* START Extracted material *

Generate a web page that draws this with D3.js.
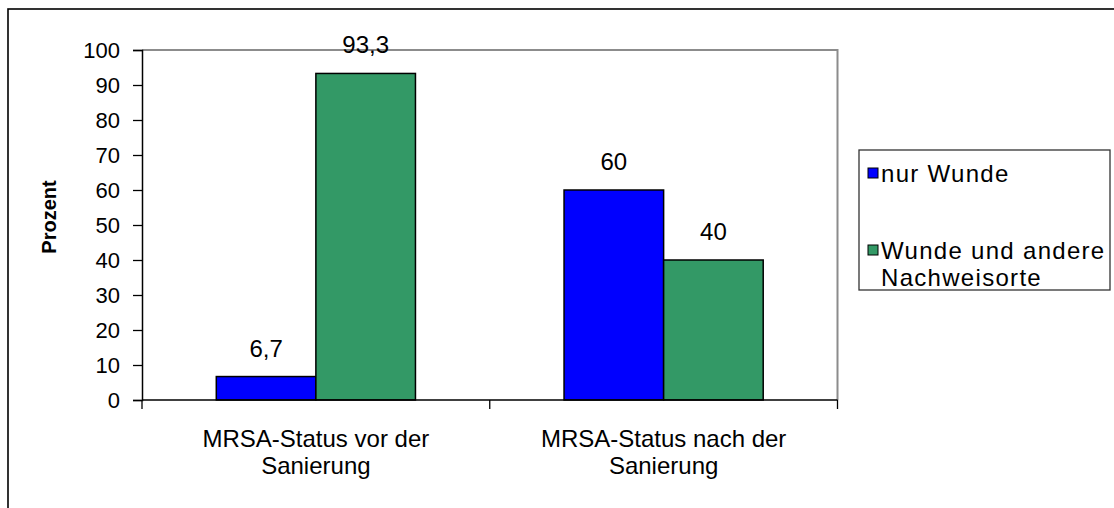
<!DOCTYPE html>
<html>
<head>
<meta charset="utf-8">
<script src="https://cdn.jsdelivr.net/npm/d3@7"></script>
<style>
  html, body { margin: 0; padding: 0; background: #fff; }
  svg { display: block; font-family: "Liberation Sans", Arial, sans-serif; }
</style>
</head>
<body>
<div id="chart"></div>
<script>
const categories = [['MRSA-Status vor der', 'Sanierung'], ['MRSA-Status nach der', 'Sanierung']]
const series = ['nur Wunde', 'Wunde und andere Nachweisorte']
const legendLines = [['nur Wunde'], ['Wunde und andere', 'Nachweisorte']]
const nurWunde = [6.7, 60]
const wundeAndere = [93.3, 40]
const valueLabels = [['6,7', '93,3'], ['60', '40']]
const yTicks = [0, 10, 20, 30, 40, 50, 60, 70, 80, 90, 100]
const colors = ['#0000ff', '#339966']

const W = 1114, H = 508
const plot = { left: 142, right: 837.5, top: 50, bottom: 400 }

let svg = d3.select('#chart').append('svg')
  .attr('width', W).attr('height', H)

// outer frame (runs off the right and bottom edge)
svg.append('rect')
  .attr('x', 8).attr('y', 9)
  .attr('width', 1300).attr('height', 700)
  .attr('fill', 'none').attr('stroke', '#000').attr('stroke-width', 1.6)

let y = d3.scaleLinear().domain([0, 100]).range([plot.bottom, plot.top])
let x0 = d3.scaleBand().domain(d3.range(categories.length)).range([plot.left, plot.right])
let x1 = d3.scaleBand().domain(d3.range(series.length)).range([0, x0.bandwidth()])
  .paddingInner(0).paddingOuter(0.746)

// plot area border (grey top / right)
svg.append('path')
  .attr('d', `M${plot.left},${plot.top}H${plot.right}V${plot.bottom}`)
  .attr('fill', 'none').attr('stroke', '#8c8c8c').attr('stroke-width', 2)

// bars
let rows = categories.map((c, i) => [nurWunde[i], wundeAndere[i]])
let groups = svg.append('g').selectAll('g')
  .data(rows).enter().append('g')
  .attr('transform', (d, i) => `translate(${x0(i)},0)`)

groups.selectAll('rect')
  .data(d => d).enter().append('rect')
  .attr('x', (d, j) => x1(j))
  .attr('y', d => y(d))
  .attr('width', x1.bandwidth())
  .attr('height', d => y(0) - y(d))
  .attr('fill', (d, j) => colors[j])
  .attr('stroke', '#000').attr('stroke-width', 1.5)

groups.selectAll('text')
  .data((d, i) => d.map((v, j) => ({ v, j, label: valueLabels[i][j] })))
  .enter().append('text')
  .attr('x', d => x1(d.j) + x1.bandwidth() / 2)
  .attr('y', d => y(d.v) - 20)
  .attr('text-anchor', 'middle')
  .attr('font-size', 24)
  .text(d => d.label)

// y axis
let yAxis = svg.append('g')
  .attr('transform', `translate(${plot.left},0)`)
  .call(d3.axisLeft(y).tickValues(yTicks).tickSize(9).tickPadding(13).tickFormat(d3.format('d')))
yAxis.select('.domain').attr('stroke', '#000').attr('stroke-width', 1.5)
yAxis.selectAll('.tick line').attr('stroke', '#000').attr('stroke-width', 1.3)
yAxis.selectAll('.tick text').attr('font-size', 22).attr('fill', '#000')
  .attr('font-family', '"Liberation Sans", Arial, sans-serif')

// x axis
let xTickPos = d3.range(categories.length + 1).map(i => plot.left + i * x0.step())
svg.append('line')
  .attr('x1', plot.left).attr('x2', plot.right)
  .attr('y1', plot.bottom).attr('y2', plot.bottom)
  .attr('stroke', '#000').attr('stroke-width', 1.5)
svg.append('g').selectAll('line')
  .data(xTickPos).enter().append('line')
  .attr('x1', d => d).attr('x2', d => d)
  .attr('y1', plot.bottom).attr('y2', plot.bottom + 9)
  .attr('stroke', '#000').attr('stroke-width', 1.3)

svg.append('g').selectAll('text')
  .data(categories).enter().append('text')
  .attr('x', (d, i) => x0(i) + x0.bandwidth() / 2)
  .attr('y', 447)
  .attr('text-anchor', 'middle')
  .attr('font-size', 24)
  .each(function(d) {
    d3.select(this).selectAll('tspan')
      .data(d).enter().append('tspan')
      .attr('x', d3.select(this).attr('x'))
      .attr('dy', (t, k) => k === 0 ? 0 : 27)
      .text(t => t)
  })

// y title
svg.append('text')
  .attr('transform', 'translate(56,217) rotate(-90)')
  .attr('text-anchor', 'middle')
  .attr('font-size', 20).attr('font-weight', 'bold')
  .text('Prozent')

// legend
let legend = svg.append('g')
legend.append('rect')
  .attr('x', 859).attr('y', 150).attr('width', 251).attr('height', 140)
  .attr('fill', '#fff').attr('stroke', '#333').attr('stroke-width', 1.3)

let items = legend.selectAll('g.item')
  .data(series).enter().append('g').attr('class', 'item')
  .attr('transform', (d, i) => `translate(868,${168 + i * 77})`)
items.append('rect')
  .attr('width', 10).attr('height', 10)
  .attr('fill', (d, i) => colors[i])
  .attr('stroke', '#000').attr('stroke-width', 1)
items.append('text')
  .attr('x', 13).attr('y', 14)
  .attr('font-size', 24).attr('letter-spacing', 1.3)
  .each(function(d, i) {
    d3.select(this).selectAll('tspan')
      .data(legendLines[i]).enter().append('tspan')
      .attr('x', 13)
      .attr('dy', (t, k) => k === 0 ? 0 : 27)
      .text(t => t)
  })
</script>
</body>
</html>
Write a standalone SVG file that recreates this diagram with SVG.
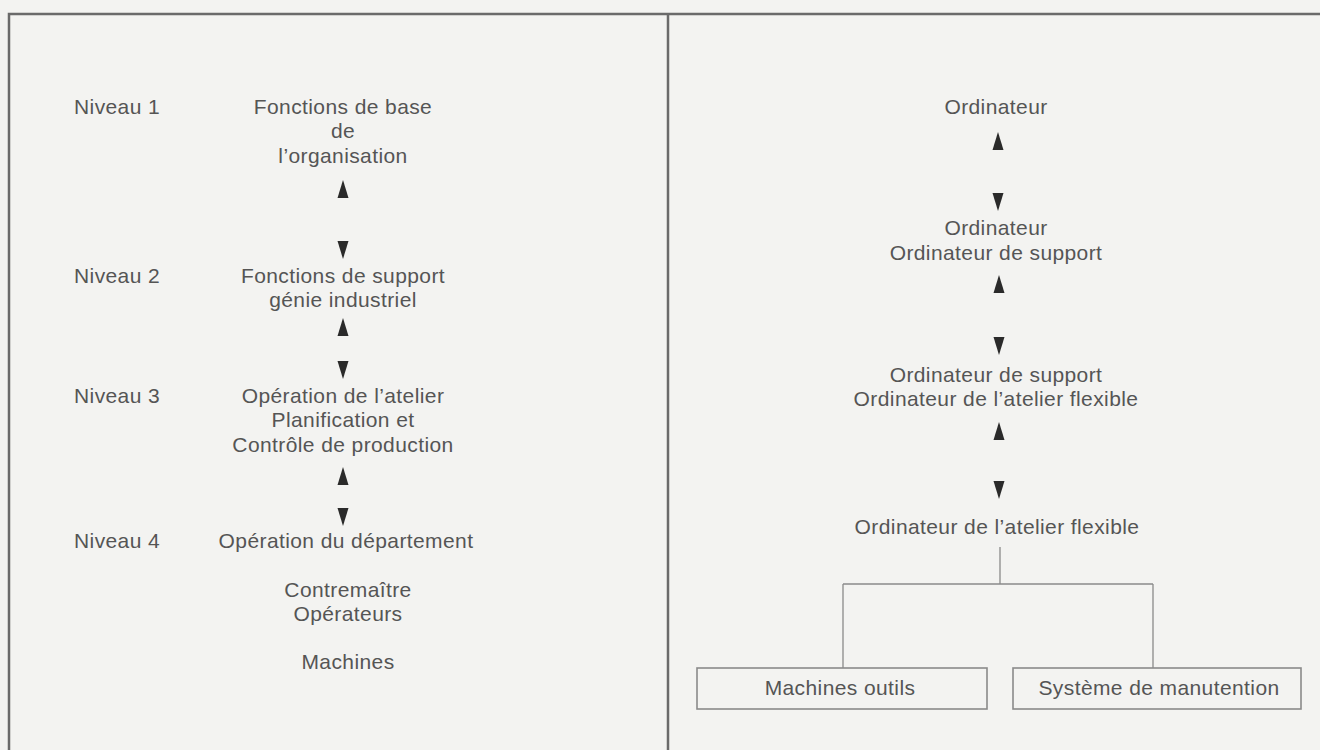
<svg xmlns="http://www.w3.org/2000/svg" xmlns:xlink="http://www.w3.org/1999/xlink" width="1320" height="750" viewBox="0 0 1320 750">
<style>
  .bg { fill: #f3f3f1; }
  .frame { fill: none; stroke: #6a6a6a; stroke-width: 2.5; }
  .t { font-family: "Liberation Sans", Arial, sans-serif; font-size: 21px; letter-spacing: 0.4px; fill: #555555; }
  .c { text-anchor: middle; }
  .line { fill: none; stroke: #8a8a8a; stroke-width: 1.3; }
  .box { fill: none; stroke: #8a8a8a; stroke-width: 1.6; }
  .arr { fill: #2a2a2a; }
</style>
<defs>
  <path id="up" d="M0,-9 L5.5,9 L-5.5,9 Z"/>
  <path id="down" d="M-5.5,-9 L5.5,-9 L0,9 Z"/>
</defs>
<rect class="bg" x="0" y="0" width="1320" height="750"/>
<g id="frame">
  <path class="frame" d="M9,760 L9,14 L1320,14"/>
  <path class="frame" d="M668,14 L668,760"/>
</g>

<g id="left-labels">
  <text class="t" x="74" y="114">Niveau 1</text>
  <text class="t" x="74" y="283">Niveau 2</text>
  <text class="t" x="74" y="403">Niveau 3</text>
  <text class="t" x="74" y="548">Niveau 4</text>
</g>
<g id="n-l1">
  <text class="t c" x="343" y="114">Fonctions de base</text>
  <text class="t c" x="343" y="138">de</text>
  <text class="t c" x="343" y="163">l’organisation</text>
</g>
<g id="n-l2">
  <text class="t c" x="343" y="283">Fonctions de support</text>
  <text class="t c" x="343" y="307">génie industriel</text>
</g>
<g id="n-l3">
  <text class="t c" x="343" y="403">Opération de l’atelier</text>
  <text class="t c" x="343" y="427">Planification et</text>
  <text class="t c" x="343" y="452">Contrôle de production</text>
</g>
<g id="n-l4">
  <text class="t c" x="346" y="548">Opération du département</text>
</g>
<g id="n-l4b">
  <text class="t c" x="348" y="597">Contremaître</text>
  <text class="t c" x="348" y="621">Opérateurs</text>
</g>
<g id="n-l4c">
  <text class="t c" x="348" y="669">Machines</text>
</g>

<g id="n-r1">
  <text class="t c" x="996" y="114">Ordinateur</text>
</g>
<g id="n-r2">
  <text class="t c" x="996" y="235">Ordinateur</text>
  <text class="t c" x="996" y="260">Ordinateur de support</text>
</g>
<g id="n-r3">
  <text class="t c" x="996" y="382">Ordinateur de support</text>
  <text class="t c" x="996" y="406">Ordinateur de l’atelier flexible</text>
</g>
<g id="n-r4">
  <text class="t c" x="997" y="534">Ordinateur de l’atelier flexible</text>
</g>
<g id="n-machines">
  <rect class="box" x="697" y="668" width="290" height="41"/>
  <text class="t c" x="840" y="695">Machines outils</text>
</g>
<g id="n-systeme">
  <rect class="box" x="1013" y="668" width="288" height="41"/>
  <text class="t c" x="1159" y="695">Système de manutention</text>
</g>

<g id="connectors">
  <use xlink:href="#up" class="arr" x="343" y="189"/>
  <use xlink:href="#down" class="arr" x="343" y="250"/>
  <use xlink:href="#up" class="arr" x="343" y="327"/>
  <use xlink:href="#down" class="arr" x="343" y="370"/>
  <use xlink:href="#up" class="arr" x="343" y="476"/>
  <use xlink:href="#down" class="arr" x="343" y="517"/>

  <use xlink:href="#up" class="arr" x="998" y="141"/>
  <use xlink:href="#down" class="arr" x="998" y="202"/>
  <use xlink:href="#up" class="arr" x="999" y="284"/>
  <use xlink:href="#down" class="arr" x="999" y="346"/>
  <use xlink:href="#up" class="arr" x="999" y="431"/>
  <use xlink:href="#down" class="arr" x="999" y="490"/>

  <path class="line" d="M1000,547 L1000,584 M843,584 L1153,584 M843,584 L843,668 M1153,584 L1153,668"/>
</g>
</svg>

* END Extracted material *

Exercise details =>
Find the word "that" in the data and copy out each line where it turns up.

Written reply =>
Generate a web page that draws this with D3.js.
Write a standalone SVG file that recreates this diagram with SVG.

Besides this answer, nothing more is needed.